Abel Matos Santos, porta-voz da tendência Esperança Em Movimento, corrente interna do CDS-PP, fez outra leitura do regulamento aprovado e considerou que as globais estavam previstas para durante a manhã. “Entendemos que isso desvirtua o sentido do congresso”, afirmou Abel Matos Santos, que admitiu poder recorrer desta decisão na reunião magna de Lamego. Lembrando que as moções globais precisam de 300 assinaturas e as sectoriais apenas 150, Abel Matos Santos argumenta que discutir as globais de manhã “esvaziaria” o congresso que deveria ter à tarde esse momento “mais nobre”.
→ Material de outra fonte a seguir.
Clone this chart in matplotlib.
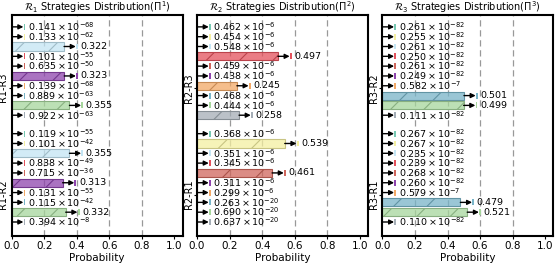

Para Miguel Mattos Chaves, vice-presidente da distrital e Coimbra e autor de uma moção global, a decisão é “gravíssima” ao “impedir, na prática, os congressistas de ouvirem, debaterem e pronunciarem-se livremente sobre cada uma das moções”, tendo em conta que os delegados vindos de vários pontos do país costumam chegar ao congresso “ao final da manhã” de sábado. Em comunicado, Miguel Mattos Chaves considerou que a decisão reduz o congresso a um “‘cerimonial de entronização’ dos que têm comandado o partido desde 2008”.

Outro dos autores de uma moção global, Pedro Borges de Lemos também concluiu que o arranque do congresso no sábado pelas moções globais “atenua a visibilidade” dos textos, que são obrigatórios para os candidatos à liderança do partido. Borges de Lemos defende também que a organização deveria rever esta decisão.